Price of oil in international markets has dropped stunningly 60% in the past twelve months. Among the factors mentioned behind this drastic fall is the millions of barrels of oil produced in the US called shale oil. Look at the supply and demand picture for this commodity and try to analyze its price action. Discuss the impact of price elasticity of supply and demand in the short and long terms.

Respuesta :

Answer:

Elasticity of demand tends to be more price inelastic in the short run

In the long run, consumers become more aware of alternatives

Elasticity of Supply is the measure of the responsiveness in quantity supplied to a change in price for a specific good

Explanation:

Elasticity of Demand in  Short run

In the short run demand is likely be more inelastic (low = less than 1)

If people are used to buying a good, then when the price goes up, they will tend to keep buying it out of habit. However, when they realise the price rise is permanent they will expend more energy and time in looking for alternatives.

Elasticity of Demand in the Long-run

If the price of a good is expensive for a considerable time period, consumers looking to save money will start trying to find alternatives.

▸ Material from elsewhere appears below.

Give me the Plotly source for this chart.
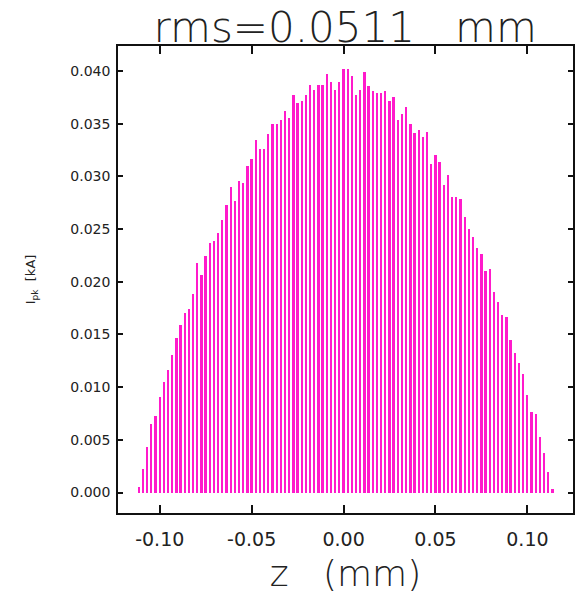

if the goods take a higher percentage of disposable income they may make large changes to their lifestyle.

Elasticity of supply in short-run

The short-run is such a period in which the fixed factors like plants, machinery , etc. cannot be changed. The firm can, therefore raise output by increasing the quantities of variable factors such as labour.

Elasticity of supply in the long-run

The long run supply of a perfectly competitive industry indicates the various quantities of a product offered at various prices. In the long run, the firms can change the existing plant and equipment and they can enter or leave the industry, so that price is always equal to both marginal cost as well as the minimum average cost (Price =LMC = LAC).